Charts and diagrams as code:

* START *

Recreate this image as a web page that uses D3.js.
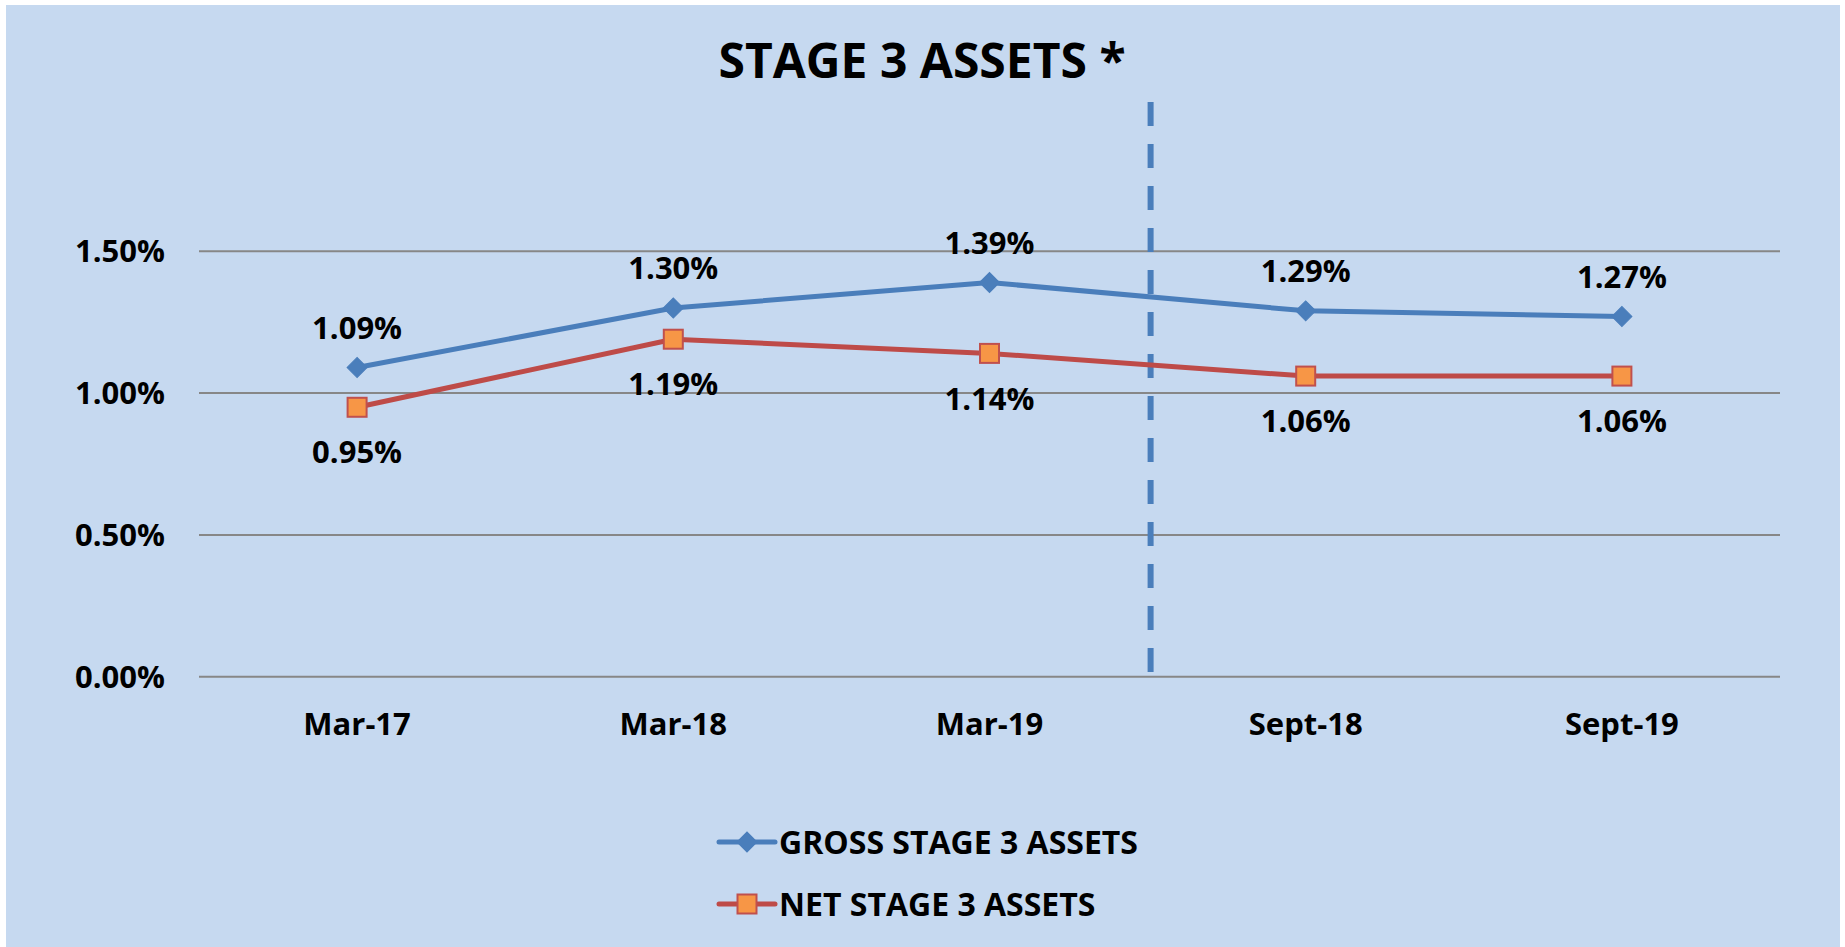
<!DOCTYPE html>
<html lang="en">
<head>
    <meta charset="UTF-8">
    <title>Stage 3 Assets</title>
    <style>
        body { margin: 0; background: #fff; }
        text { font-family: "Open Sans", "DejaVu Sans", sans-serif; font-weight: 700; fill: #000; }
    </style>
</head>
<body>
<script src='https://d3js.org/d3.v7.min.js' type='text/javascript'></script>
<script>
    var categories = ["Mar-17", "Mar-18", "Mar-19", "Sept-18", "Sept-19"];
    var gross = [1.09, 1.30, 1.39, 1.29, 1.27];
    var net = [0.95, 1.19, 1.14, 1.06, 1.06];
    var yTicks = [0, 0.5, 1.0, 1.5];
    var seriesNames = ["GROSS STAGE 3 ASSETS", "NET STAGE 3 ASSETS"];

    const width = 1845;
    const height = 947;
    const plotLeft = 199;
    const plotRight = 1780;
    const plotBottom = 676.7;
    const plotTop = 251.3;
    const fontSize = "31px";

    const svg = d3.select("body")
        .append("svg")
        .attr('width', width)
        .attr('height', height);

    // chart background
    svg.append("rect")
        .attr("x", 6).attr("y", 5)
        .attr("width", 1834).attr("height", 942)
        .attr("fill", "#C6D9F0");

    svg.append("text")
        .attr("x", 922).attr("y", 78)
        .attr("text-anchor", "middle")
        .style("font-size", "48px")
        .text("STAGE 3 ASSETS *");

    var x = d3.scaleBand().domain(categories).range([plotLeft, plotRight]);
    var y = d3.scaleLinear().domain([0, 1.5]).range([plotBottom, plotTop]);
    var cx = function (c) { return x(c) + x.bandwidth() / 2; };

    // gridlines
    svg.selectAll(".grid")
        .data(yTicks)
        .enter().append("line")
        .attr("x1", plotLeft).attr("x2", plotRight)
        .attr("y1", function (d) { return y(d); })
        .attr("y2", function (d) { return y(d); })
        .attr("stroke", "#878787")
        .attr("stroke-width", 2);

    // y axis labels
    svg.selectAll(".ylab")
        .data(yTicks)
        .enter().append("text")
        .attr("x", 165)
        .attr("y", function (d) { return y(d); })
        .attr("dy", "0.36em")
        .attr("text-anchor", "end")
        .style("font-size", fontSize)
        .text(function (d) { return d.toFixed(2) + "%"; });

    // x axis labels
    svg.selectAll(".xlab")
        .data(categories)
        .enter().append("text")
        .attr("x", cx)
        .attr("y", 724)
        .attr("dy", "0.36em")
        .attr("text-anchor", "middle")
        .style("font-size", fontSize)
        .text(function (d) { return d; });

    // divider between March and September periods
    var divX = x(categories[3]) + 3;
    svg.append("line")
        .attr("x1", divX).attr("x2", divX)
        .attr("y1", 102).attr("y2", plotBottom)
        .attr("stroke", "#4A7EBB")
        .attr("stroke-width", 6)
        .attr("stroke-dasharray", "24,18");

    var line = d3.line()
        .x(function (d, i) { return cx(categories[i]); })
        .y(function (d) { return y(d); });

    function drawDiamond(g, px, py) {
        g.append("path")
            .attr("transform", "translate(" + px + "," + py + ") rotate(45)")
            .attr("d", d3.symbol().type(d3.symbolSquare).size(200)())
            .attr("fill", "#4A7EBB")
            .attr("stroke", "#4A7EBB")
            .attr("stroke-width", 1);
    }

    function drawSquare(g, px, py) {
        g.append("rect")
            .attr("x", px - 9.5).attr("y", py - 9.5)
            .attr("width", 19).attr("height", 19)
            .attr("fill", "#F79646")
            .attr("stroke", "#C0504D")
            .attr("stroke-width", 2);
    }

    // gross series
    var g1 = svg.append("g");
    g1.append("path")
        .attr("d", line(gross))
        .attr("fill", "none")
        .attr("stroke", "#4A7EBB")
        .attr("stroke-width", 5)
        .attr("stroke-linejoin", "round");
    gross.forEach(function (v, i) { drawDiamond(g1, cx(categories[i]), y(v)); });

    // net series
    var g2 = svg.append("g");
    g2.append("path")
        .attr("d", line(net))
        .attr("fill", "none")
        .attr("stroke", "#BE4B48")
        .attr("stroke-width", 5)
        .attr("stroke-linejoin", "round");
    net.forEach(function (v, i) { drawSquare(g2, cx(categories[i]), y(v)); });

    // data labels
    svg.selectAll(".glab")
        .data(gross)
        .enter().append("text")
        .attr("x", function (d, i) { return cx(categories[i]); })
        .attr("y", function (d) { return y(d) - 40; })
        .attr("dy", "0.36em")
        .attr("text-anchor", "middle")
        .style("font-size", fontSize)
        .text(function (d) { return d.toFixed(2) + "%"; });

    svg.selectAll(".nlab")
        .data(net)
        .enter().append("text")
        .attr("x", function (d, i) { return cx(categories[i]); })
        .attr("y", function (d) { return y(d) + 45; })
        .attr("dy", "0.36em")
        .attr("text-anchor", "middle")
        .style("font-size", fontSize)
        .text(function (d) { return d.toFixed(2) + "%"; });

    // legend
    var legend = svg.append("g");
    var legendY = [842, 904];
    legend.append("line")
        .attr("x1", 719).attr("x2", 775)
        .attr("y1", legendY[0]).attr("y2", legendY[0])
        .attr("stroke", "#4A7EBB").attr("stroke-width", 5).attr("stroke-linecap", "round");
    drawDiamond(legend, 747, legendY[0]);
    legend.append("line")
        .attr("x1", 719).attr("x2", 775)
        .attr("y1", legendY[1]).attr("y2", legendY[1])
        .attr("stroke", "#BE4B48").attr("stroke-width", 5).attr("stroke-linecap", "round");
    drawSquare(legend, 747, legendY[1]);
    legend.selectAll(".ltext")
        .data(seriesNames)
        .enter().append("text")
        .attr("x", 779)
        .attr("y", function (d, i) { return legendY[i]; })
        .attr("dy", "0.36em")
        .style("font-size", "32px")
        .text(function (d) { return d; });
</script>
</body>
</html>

* END *
* START *

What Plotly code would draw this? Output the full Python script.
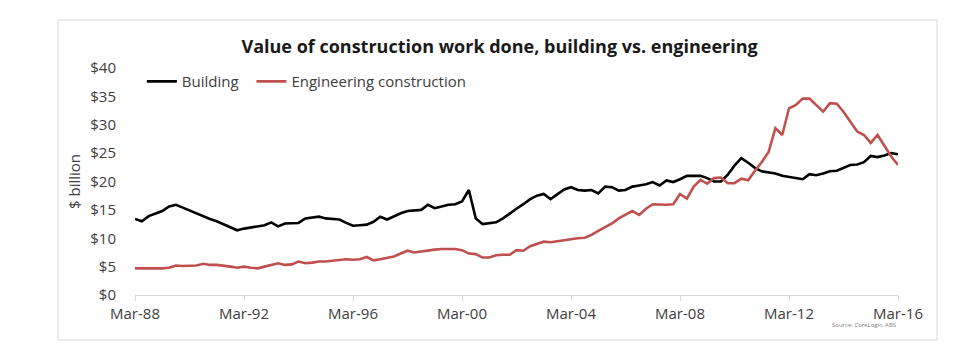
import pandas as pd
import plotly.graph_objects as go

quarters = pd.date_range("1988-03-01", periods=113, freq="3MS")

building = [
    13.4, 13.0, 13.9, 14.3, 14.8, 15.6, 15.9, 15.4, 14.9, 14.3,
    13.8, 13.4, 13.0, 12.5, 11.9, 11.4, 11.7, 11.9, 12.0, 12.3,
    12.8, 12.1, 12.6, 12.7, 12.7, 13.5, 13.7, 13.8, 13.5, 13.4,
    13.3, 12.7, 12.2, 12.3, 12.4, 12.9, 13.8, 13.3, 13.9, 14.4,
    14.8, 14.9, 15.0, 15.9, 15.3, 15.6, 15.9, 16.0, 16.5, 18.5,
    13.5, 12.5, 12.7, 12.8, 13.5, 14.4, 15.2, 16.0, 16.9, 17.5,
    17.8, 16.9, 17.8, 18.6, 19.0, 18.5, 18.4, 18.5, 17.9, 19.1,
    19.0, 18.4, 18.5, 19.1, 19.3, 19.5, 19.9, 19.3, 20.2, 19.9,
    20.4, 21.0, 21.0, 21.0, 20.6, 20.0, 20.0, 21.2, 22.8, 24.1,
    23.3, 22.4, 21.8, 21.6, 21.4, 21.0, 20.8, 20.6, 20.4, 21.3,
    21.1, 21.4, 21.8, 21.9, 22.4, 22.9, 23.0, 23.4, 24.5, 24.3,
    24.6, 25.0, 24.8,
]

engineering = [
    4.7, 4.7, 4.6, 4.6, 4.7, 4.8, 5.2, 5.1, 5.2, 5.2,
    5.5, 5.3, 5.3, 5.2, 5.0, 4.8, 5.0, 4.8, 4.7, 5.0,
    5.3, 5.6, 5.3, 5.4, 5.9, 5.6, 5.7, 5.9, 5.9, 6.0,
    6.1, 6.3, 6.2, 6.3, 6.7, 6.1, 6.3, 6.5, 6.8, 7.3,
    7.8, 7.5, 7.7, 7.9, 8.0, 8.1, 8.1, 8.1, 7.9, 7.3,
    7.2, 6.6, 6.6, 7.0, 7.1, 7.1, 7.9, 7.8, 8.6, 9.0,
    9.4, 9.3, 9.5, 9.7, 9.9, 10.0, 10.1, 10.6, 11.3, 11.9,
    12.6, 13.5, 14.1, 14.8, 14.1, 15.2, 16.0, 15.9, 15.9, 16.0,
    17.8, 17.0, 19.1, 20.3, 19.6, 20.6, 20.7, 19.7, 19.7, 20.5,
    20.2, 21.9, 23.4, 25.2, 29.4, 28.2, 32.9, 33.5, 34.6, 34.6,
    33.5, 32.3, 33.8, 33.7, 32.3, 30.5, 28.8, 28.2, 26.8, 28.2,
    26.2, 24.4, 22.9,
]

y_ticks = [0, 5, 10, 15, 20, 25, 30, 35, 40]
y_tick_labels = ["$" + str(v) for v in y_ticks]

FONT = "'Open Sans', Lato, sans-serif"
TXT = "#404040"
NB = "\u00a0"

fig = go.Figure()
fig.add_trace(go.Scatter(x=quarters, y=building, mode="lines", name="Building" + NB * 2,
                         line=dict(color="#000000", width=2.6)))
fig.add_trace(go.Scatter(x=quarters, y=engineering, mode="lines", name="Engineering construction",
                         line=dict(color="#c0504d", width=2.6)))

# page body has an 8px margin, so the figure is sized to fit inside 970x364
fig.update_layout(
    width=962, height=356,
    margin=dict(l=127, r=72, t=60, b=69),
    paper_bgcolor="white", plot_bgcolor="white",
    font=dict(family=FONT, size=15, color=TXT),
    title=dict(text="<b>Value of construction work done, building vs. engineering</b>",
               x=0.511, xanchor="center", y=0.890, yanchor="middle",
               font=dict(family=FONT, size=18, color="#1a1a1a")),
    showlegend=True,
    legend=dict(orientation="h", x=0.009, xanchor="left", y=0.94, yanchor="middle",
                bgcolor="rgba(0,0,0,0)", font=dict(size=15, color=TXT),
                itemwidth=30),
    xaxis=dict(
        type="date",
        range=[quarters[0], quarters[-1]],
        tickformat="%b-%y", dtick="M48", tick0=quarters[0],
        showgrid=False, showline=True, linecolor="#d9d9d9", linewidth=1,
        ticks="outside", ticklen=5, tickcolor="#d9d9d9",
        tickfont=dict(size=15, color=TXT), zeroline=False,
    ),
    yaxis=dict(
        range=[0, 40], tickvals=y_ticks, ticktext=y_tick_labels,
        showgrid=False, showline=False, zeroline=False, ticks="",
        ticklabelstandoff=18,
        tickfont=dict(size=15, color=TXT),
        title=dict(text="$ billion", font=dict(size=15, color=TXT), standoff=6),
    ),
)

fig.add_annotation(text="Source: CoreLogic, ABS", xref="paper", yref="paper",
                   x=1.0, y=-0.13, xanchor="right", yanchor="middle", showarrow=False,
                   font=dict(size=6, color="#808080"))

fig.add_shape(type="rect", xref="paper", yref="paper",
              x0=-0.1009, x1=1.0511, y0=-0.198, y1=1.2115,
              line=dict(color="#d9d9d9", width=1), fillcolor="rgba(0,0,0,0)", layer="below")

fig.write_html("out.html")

* END *

■ **Set exercise**
Filter the entries down to the lines containing "this". Copy each of those lines.

■ **Task solution**
Recreate this image as a web page that uses D3.js.
What Plotly code would draw this? Output the full Python script.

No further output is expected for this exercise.